Start of Records for this task

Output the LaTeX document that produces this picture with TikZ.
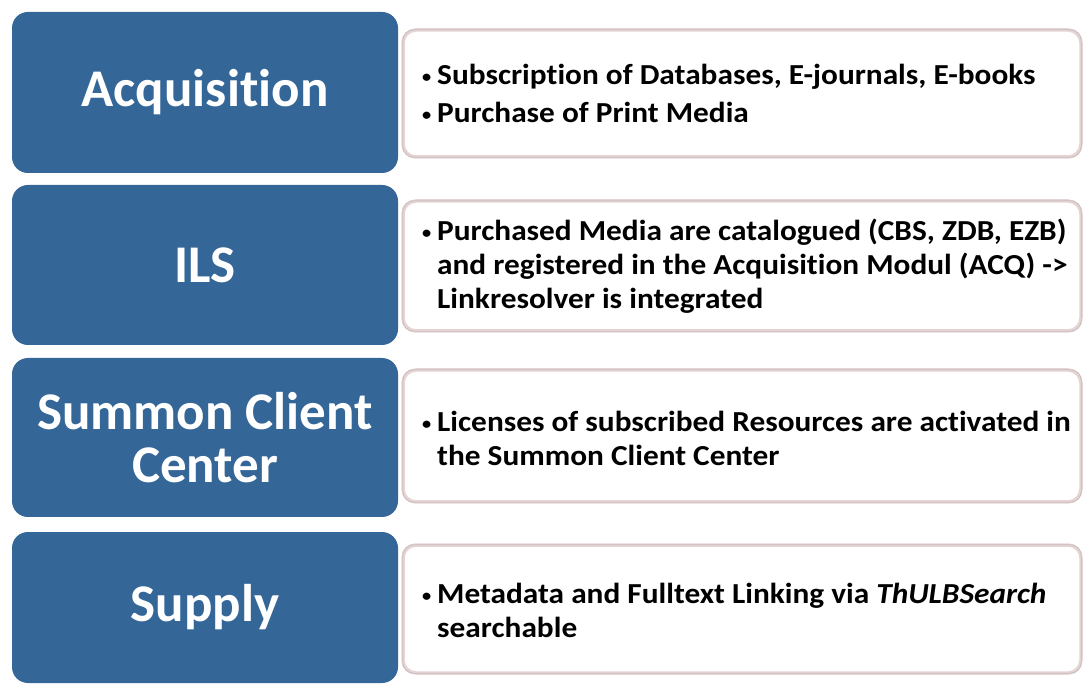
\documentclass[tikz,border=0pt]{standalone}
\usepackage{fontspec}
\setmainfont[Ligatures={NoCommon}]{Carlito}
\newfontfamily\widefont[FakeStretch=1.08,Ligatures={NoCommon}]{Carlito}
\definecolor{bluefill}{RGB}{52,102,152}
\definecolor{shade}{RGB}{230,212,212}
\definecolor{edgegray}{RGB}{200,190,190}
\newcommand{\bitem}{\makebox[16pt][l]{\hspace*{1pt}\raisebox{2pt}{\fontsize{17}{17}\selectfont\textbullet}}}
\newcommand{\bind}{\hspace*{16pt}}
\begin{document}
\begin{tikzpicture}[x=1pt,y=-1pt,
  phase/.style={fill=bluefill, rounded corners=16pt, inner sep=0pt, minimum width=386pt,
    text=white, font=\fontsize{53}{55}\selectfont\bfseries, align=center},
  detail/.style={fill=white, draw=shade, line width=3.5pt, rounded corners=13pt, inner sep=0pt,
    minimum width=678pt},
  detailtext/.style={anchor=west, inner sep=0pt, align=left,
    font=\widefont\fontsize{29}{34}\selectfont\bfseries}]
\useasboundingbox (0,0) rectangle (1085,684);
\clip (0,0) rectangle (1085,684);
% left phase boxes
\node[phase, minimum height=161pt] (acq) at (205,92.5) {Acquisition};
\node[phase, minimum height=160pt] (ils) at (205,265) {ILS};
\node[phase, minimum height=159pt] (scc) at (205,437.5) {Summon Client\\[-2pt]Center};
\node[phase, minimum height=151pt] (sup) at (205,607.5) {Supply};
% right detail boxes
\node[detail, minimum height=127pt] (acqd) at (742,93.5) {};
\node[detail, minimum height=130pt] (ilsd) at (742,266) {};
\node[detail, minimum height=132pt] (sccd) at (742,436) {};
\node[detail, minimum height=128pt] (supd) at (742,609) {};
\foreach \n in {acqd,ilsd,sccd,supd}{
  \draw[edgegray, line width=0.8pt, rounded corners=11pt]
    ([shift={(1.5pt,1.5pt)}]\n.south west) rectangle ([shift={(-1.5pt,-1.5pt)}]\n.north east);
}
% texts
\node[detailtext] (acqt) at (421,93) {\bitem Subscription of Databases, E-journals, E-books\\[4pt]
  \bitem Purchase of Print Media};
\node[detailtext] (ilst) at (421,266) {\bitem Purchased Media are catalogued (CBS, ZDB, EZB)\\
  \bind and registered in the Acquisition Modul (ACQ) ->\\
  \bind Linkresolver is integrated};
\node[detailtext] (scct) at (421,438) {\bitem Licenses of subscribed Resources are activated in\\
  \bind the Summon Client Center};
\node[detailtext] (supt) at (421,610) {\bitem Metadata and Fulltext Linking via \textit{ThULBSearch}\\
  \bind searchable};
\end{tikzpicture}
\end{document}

End of Records for this task
Start of Records for this task

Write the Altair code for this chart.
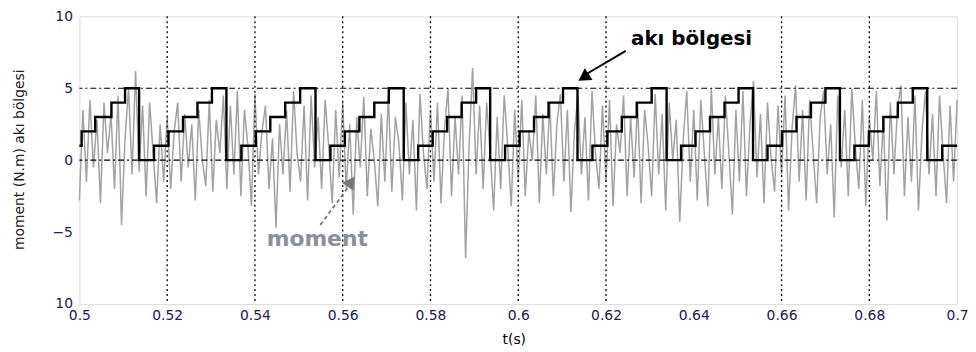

End of Records for this task
Start of Records for this task

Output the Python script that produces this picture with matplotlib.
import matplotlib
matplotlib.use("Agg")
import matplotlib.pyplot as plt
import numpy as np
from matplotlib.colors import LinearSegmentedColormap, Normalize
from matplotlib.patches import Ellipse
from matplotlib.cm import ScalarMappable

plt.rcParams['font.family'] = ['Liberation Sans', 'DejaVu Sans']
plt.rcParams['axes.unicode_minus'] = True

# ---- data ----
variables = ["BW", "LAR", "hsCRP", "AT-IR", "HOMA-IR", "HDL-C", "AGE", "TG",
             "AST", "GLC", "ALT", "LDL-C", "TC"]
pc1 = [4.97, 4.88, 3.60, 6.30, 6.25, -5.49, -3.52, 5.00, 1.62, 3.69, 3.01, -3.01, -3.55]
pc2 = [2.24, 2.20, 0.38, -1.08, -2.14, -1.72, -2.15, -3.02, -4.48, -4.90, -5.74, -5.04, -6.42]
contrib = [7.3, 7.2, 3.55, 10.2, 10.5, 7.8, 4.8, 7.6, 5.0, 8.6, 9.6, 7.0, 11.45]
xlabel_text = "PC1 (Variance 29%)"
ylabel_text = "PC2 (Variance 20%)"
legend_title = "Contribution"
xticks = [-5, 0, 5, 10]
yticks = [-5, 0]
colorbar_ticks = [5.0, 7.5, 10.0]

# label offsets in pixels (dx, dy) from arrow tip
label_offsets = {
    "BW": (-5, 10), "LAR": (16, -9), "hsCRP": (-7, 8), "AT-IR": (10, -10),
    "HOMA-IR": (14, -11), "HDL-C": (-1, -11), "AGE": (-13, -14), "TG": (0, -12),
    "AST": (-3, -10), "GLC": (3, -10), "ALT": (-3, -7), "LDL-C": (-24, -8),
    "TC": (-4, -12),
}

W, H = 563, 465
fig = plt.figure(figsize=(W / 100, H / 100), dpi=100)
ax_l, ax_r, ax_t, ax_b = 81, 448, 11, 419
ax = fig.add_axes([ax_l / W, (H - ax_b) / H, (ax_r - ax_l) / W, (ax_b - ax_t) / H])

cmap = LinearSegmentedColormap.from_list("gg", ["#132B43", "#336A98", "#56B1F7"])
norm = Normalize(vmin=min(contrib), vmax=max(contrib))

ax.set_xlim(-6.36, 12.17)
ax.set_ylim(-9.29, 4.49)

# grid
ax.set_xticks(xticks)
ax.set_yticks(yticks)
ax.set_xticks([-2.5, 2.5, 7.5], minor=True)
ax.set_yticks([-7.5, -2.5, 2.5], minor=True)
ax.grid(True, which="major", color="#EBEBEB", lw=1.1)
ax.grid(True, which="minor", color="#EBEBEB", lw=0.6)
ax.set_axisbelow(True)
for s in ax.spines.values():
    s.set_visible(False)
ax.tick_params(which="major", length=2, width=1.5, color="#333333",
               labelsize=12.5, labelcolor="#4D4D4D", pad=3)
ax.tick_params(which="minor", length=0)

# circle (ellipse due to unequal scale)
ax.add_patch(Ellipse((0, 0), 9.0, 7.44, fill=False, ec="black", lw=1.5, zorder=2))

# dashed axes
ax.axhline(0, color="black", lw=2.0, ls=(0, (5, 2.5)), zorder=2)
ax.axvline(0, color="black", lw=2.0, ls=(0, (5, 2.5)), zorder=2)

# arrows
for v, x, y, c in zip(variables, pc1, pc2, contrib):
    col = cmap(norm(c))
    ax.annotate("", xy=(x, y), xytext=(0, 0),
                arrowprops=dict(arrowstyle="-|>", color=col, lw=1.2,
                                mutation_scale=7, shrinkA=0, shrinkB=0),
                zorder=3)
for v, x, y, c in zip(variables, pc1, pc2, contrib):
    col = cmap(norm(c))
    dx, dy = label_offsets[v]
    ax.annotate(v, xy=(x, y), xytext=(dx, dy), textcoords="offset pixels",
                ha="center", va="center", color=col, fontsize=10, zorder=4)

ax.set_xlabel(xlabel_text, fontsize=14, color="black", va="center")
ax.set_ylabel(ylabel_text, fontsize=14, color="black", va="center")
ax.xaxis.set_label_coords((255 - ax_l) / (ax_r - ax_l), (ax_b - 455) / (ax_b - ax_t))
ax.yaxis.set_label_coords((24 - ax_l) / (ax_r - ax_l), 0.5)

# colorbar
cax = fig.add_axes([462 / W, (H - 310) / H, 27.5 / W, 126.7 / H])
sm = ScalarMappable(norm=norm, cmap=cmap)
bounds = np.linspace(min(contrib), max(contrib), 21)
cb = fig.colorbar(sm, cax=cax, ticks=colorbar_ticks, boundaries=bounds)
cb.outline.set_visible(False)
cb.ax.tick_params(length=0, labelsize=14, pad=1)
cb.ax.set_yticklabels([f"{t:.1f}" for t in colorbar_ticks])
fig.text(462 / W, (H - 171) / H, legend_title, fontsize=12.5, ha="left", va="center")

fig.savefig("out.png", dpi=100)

End of Records for this task

▶ **What is asked**: Take the line that contains "Output the Python", the line that contains "from matplotlib.cm import ScalarMappable", and all lines between, and give them again exactly; include no other line.

▶ **Exercise result**:
Output the Python script that produces this picture with matplotlib.
import matplotlib
matplotlib.use("Agg")
import matplotlib.pyplot as plt
import numpy as np
from matplotlib.colors import LinearSegmentedColormap, Normalize
from matplotlib.patches import Ellipse
from matplotlib.cm import ScalarMappable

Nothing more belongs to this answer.